トラックドライバー等の労働環境に変化を与えることが見込めますが、物流への影響はないのでしょうか。
この点については、この改正が我が国の輸送力に大きな打撃を与え、物流に停滞を招くものとして、運送業界では大きな懸念となっており、それがいわゆる「物流の2024年問題」です。
国交省の見解によれば、この改正後、何も策を講じなければ2024年度には14%、2030年度には34%もの輸送力不足となる可能性が指摘されています。
また、懸念は稼働時間の制限による単純な輸送量の減少だけではありません。
実際に考えてみると、今回の改正に従いドライバーの残業時間を年間960時間、拘束時間を年間3300時間とした場合、実態としての1日の拘束時間は12時間となるそうです。
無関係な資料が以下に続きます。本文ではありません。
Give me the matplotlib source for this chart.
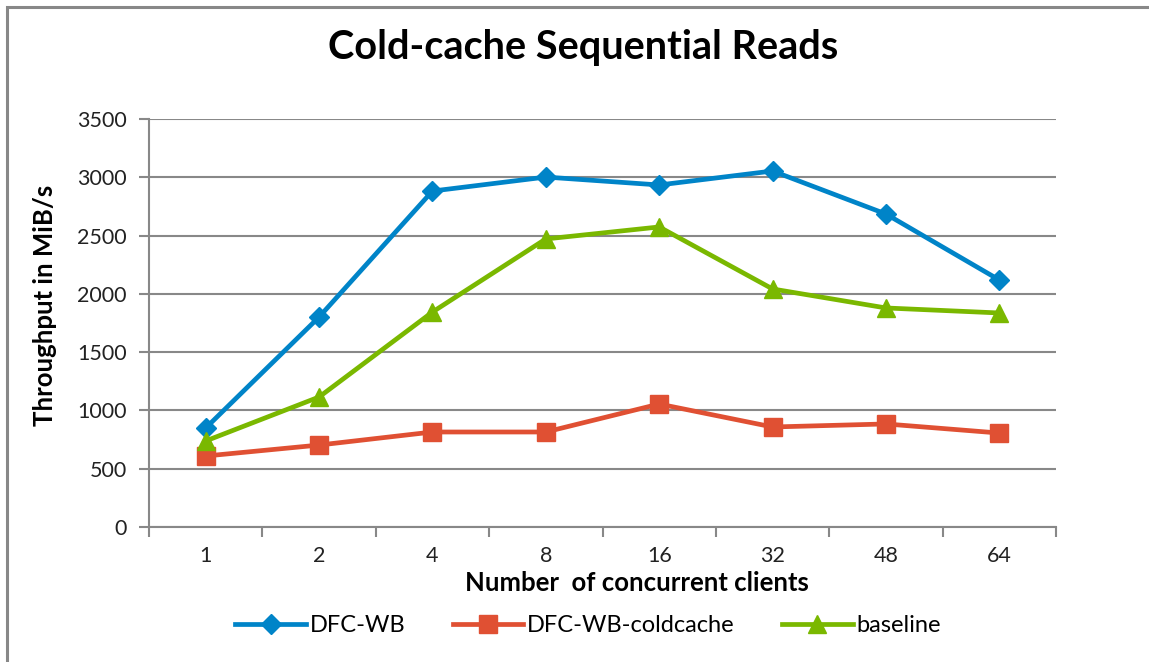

しかし、そうなると、例えば通常13時間程度かかるとされる東京大阪間の輸送は、この上限を超えてしまうことになります。
つまり、従来一人のドライバーで担当していた輸送に2人用意しなければならないことになるのです。
こうした不都合は運送業者の経営を圧迫し、消費者目線でみれば料金の高騰につながるものといえるでしょう。
国交省はこうした物流の2024年問題への早急な対応の必要性を認識しており、様々な施策を計画しておりますが、その内容としては、従来の商慣行の見直し、DXの推進等による物流の効率化といった、即効性のあるものでなく、中長期的なものばかりです。
とはいえ今回の改正は運送業者の経営に大きな打撃を与えるものでありますが、一方で、これまでの物流がトラックドライバーの長時間労働という過酷な労働の上に成り立っていた側面があることは事実でしょう。
物流は重要なインフラであり、労働者にとっての労働環境の改善と運送業者にとっての健全な経営を両立させた制度設計が必要であることはいうまでもありません。
労働者、雇用者の双方または一方に負担を押しつける形でなく、健全でかつ円滑な物流を維持するため、業務の効率化を高める抜本的な制度改革が待たれるところです。